Training low-precision DNNs with IMC involves obfuscated gradients due to discrete quantization of activations/weights as well as the partial sums, which makes the implementation of white-box adversarial attacks difficult. Hence, we used a black-box substitution method and PGD adversarial attack to generate strong adversarial input examples. On the other hand, we used a gradient-ranking based bit-flip algorithm to perform the adversarial weight attacks.

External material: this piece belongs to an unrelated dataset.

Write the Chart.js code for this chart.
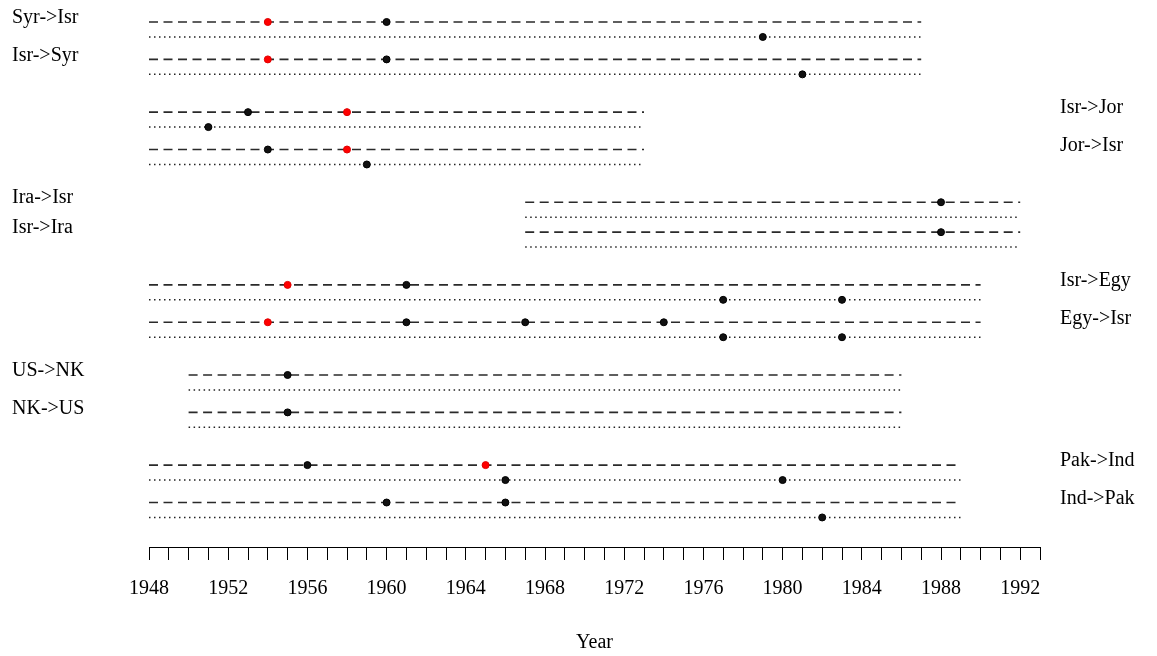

Against black-box adversarial input attacks and bit-flip weight attacks, the robustness of our IMC DNN hardware has improved by up to 10.5% CIFAR-10 accuracy and 33.6% in the number of required bit-flips, respectively, compared to conventional DNNs.
 
Bio: Sai Kiran Cherupally is currently a PhD student at Arizona State University. He joined Prof. Jae-sun Seo’s research group in 2018, and has been involved in multiple research projects such as design of ECG-based hardware security engine, improving deep neural network performance in in-memory computing (IMC) hardware, and leveraging IMC hardware noise to improve the robustness of deep neural networks to adversarial attacks. Sai’s research interests are machine learning assisted hardware security and developing defenses against adversarial attacks using noise-injection based DNN optimization. He is a Student Member of the IEEE.